Walk into the local pub, sit down and look at the people. It’s not difficult to spot the guy with all the muscles, and a monumental chip on his shoulder. He sits on the edge of his bar stool, flexing his muscles, bumping into people, staring other men in the eye.

This goon is looking for a fight. Oblige him by staring back, and the odds are he’ll seek you out. Indoors, outside, in the rest room, he’ll find you if he wants to punch on someone bad enough. Human punching bags are easy for such people to find.

You also can spot the meek and mild-mannered guy who isn’t drunk enough to go home yet. He sits quietly, head-down, nursing his drinks and minds his own business. He doesn’t look anyone in the eye or talk to anyone except the bartender. His body language reads: Leave me alone. I’m miserable enough and don’t need any more problems.

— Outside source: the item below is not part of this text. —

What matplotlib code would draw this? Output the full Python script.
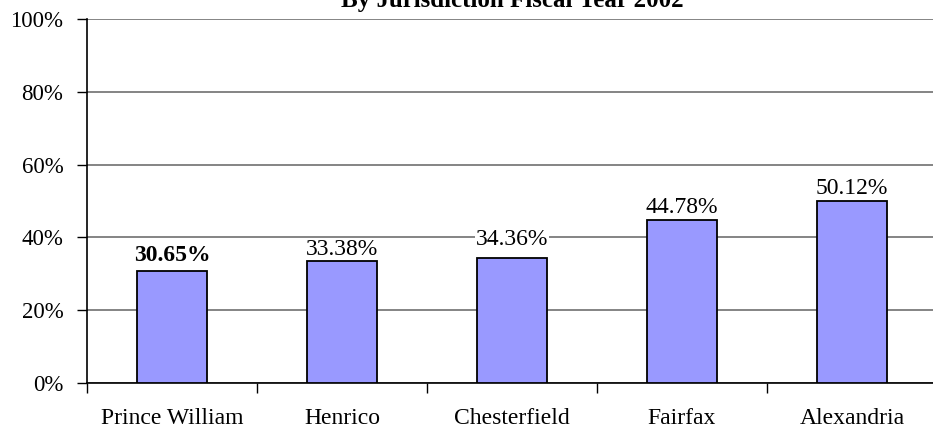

Lover-Boy is easy to spot. He walks in, quickly eyeballs everyone, tries to determine which female is lonely and looking for his undivided attention. He postures a bit, makes eye contact with her, moves in, buys her a drink, and only time will tell what will happen before the sun comes up.

It’s somewhat similar with women. Those who are looking for a guy wear a look that is easy to spot. Those men or women who look over the head of the person they are with, and study the passing traffic, are equally easy to spot. Most of this reading of human body language is easy to figure out.

Reading the body language of a whitetail deer is similar. Where the barroom bully is bluffing everyone in sight, the same thing also occurs with bucks before the rut kicks in. The top buck in the pecking order is full of bluffs early in the season, but once heavy competition for female company becomes intense, the big and bad start whupping on other bucks.

The aggressive buck will walk with his head held high, and will often stop when he sees another buck. If he is feeling aggressive, he assumes a swaggering walk, lays his ears back flat, and becomes almost like the barroom bully as he intimidates other deer. His message is clear to bucks and does: For bucks, his attitude clearly states “mess with me and I’ll stick an antler tine in your backside.” The message for a possible receptive doe is “If you’re ready, come with me.”

I’ve watched this body language many times over 50 years of deer hunting, and if another buck doesn’t drop his head and move away, the bigger buck will either crowd him out of the way with his body presence or will attack. The subordinate buck moves out of the way, lowers his head, and avoids the other buck if it is possible.

Before the rut, dominant bucks move into an area where other deer are moving, and may be easy going or aggressive. If the latter, he raises the hairs on his back and neck, raises his head, the ears move from outstretched to back, and aggressive messages are being sent. Wise bucks step aside.

We’ve all seen a doe moving along and then she stops and looks back. Almost always this is a doe in estrus being followed by a larger buck. Her body language will tell hunters that a buck is trailing behind.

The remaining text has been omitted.